My final quest from the contest! let me say ahead of time that the main reason why this quest is going to end up with a relatively low score is because of it missing a lot of what makes a proper 5th quest- but more on that at the end.

I liked how each dungeon had a completely different feel to it. Lots of gimmicks to learn and develop. For the most part, you are eased into the concepts slowly enough to learn them, but quickly enough that you don't feel hand-held. I thought that "level 2?" was a very cute idea. The way I explore, I found it before actually clearing dungeon 1, so I was very curious as to why the question-mark. Of course, I didn't explore it until finishing dungeon 1, so by then it made sense. Very clever.Dungeon 4's lighting effects became annoying fairly quickly. I would suggest not having the blinking in more than 1 or two rooms. Having the darkness return, however, is perfectly fine.
Limited use of annoying concepts is really the key to what could have improved several dungeons. Case in point: dungeon 6. The reverse controls is cute, but does become more of an annoyance than anything else well before the level is finished. My suggestion, to keep with the "poison lake" theme, would be to have an "antidote" item (perhaps as a dungeon treasure in level 6) that would negate the reverse-controls.
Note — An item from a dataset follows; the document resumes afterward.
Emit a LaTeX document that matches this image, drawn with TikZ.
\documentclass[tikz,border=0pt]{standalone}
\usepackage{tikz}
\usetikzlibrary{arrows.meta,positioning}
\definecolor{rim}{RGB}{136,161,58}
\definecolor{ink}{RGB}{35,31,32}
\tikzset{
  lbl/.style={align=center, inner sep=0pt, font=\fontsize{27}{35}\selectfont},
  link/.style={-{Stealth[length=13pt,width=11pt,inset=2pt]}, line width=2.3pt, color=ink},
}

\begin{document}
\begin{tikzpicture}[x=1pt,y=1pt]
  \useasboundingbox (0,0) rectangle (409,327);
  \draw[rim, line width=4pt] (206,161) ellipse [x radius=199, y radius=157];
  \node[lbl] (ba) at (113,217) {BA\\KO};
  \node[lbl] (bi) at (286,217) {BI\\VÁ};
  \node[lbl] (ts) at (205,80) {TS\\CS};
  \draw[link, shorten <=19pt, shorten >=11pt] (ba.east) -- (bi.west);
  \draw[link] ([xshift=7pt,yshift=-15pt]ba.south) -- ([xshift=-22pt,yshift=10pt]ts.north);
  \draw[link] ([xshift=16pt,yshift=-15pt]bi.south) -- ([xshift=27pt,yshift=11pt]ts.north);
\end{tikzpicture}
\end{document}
Perhaps even make it a location in the dungeon that has effects that you are told don't last long (and so when you hit the reverse area in dungeon 9, there is an explanation- the antidote's effects wore off).
Similarly, the pathfinding in level 7 was very tough. This is the only time during the contest maps that I needed to draw a map outside of my standard mapping sheets (I have a nice 1-page document with spaces for the overworld, all 9 dungeons, and note space; this sufficed for all 16 of the other contest maps, and except for dungeon 7 here, was fine for this one). Having a few paths "mis-connected" like this is fine, but you went overboard here.
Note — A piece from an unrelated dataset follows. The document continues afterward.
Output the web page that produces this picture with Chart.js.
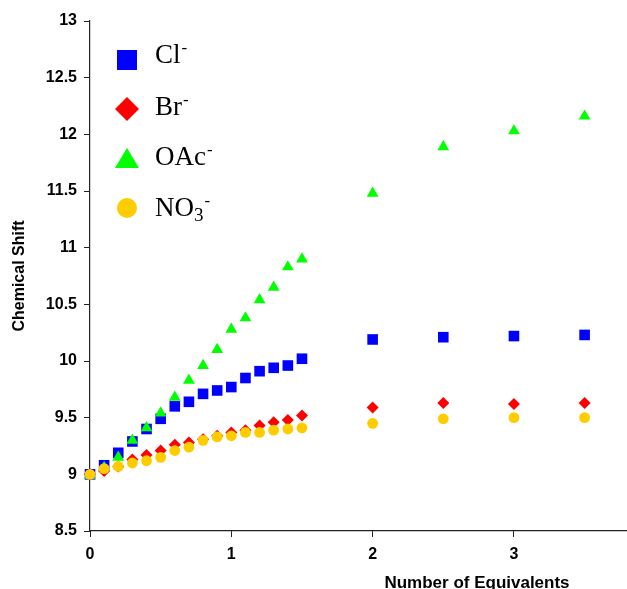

Dungeon 8 had unintended problems (which recurred in dungeon 9). Due to the unpredictability of certain bosses (lanmolas, patras are the main culprits), I had several melting rooms where the boss hung out along the edge, and so I had no chance to defeat it. Forced deaths, especially after going through 5 to 8 time-sensitive rooms in a row really ruins things. I would say that since there are plenty of extra rooms on this map, checkpoints would have been nice- Put a key-door in several rooms to a blank one, and provide the key in the previous room. Use that door as a 2-way path to the entrance area. Only 1 or 2 such changes on each half would have made this a lot less frustrating.
Aside from the annoyances, however, the map was generally very easy, which is why it really doesn't fit as a 5th quest (as you, yourself, implied earlier in this thread) Also, all the twists and gimmicks really caused it to lose the feel of the earlier quests. Now, I like puzzles, and so I really enjoyed most of the quest. Unfortunately, I have to rate it based on the purpose of the contest.
Highs and lows combined, I give this map a 3.28 out of 5. If this were NOT a contest map, it would have earned almost a full point more- the problems mentioned above being the only things I can mark it down for- and as I said, much of that was overuse of the gimmicks, not flaws in the map.